WHAT TO PRODUCE: Where a line contains the word "React", copy that line in full.
***
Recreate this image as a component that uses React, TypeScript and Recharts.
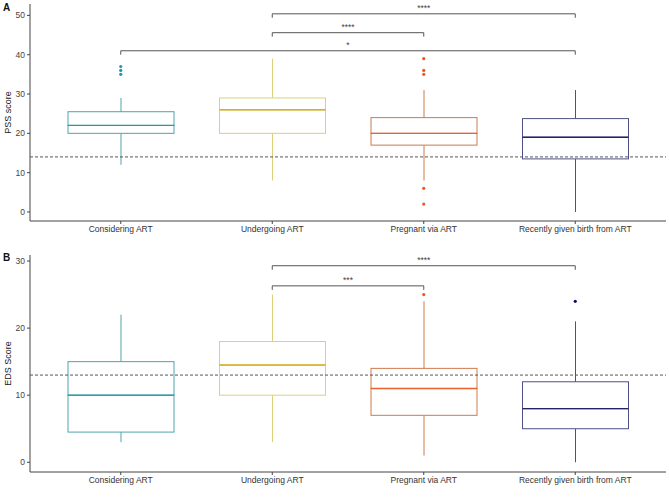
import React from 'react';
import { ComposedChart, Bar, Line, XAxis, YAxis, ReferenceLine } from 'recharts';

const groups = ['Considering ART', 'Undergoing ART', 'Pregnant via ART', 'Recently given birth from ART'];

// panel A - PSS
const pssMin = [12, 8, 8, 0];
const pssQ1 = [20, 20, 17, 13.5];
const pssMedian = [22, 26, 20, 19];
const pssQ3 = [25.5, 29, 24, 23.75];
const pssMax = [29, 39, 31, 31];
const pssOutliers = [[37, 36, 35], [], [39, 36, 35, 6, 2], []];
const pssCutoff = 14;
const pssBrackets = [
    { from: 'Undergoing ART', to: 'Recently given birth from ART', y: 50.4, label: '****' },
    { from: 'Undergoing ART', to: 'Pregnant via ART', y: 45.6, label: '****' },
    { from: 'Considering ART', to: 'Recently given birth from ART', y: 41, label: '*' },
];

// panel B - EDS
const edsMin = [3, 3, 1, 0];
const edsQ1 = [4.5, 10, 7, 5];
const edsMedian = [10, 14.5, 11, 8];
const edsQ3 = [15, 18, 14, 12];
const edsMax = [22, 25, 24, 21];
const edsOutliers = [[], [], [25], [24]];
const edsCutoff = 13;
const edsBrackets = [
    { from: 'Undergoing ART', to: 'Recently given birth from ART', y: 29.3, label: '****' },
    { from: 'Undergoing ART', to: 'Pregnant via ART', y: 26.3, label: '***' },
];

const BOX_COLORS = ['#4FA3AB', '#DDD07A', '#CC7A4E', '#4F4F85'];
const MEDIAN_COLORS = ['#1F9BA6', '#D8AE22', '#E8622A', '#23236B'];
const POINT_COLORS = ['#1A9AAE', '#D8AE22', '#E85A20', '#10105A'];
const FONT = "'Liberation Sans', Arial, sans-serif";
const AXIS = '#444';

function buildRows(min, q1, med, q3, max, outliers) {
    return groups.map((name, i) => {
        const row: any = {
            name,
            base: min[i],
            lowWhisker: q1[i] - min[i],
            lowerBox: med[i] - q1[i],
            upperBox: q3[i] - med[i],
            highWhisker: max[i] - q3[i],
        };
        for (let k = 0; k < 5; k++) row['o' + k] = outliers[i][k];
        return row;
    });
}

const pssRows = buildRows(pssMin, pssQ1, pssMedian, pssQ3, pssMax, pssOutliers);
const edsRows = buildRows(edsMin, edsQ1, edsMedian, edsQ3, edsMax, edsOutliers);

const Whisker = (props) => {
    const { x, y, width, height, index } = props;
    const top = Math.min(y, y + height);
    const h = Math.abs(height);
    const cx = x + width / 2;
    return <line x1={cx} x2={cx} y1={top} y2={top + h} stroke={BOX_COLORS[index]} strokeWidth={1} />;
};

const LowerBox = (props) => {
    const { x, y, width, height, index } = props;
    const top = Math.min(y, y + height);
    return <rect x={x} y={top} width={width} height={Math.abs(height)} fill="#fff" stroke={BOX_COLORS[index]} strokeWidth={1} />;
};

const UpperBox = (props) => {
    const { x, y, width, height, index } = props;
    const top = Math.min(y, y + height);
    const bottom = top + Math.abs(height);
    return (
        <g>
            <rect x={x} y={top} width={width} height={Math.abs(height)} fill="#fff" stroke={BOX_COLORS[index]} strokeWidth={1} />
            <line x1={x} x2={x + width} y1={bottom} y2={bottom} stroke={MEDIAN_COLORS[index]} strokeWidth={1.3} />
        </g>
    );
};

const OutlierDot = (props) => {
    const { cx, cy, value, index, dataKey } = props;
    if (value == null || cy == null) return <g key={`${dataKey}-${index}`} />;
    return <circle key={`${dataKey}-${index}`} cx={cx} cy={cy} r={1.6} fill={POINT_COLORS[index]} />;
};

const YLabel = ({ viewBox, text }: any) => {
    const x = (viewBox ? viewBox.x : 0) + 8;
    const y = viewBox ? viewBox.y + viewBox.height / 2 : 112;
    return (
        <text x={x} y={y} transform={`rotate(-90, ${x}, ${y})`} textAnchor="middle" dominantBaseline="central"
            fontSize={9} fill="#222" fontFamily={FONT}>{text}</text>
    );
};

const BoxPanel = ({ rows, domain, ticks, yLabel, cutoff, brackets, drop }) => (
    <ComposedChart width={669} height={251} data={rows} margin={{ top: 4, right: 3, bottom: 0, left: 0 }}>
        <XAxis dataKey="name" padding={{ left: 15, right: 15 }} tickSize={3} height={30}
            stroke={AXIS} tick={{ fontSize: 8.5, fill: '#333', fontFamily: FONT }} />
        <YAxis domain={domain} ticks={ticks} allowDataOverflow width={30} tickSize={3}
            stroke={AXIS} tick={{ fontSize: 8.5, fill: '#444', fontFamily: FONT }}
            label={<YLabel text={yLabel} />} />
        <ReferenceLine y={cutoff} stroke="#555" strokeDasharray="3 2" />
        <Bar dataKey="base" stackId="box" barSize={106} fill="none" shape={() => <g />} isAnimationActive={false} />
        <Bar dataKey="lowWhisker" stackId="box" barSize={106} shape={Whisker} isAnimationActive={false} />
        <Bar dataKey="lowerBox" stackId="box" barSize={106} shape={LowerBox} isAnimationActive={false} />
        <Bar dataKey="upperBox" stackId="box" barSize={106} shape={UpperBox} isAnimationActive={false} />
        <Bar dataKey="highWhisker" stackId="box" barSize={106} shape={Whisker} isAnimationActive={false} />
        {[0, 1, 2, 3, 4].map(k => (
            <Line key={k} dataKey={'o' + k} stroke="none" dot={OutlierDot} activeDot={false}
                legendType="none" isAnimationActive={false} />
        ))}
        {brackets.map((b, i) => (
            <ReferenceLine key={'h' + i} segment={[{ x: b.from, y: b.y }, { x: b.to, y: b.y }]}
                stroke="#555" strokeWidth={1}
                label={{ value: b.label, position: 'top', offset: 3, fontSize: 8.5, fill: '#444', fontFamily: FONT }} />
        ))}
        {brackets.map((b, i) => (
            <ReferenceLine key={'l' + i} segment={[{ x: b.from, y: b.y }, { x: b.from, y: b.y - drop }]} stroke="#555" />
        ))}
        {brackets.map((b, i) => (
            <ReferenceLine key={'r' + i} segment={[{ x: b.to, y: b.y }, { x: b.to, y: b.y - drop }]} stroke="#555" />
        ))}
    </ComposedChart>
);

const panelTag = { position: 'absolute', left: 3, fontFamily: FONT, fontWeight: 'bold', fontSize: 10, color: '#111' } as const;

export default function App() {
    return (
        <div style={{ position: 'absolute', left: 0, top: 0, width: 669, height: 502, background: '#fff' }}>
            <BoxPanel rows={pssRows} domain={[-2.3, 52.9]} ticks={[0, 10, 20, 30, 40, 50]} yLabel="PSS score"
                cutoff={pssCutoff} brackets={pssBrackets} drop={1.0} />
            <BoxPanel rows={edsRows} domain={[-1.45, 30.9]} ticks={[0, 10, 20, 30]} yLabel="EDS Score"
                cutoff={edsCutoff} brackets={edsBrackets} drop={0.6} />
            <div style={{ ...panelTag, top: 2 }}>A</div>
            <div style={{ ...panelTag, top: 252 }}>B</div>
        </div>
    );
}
***
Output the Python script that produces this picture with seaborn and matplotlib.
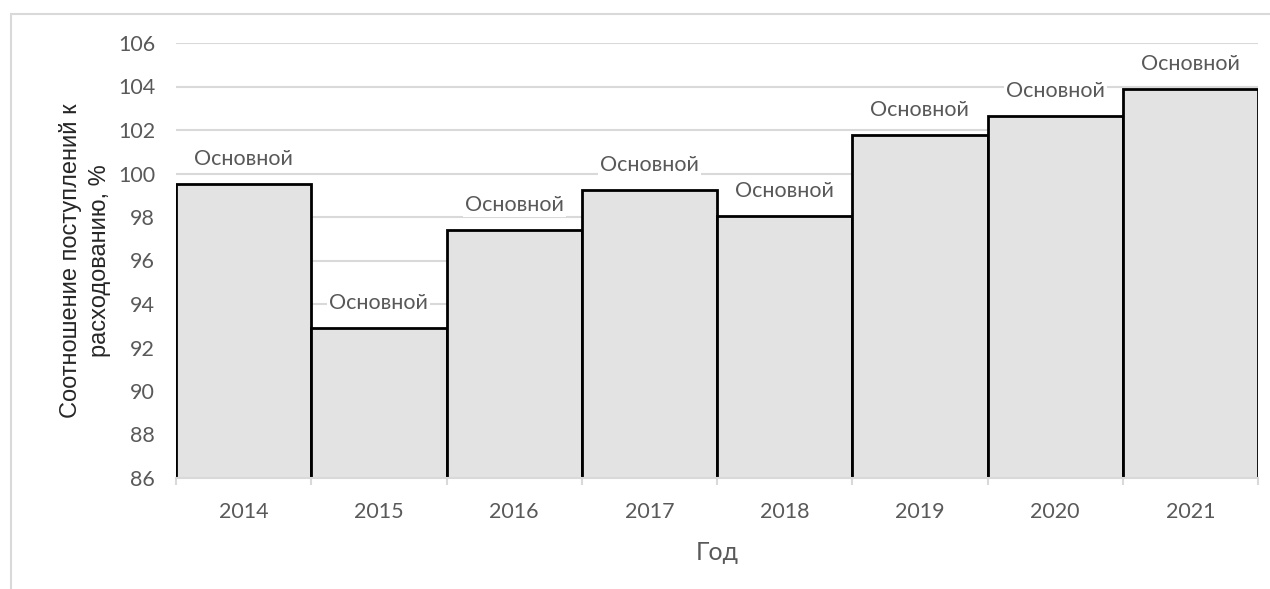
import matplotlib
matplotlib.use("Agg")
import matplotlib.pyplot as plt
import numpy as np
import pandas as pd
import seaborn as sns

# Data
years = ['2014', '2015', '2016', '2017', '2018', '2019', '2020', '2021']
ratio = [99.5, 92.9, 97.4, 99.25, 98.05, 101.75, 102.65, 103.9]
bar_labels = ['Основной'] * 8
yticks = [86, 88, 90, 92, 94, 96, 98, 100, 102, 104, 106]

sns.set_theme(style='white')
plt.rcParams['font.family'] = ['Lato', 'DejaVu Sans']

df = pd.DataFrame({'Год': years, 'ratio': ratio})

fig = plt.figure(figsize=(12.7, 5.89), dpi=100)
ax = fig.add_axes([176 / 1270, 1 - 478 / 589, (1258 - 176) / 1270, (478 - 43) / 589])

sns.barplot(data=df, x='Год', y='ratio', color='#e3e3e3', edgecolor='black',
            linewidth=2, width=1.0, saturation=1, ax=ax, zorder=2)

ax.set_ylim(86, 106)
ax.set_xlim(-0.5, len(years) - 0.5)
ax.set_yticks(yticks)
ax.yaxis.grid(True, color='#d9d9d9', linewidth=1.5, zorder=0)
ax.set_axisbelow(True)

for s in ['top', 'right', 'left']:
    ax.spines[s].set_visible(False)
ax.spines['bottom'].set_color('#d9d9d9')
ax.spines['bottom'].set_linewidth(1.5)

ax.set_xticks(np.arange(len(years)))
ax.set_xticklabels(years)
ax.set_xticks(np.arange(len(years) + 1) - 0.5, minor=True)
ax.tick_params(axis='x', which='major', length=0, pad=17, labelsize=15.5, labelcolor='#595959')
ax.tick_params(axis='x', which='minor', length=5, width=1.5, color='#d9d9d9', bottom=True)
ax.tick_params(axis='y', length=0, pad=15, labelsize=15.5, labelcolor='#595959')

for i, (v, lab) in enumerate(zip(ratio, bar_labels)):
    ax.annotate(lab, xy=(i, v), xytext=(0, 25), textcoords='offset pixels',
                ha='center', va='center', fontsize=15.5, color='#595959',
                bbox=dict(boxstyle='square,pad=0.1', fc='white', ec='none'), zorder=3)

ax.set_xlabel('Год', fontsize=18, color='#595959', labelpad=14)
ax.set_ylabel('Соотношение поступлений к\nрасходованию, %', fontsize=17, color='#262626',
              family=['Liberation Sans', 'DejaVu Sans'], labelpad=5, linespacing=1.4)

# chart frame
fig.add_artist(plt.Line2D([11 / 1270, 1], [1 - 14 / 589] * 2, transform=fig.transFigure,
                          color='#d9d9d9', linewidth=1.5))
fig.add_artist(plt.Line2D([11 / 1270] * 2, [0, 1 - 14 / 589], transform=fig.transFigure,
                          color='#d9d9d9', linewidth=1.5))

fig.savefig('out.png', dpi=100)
***
EXERCISE RESULT:
Recreate this image as a component that uses React, TypeScript and Recharts.
import React from 'react';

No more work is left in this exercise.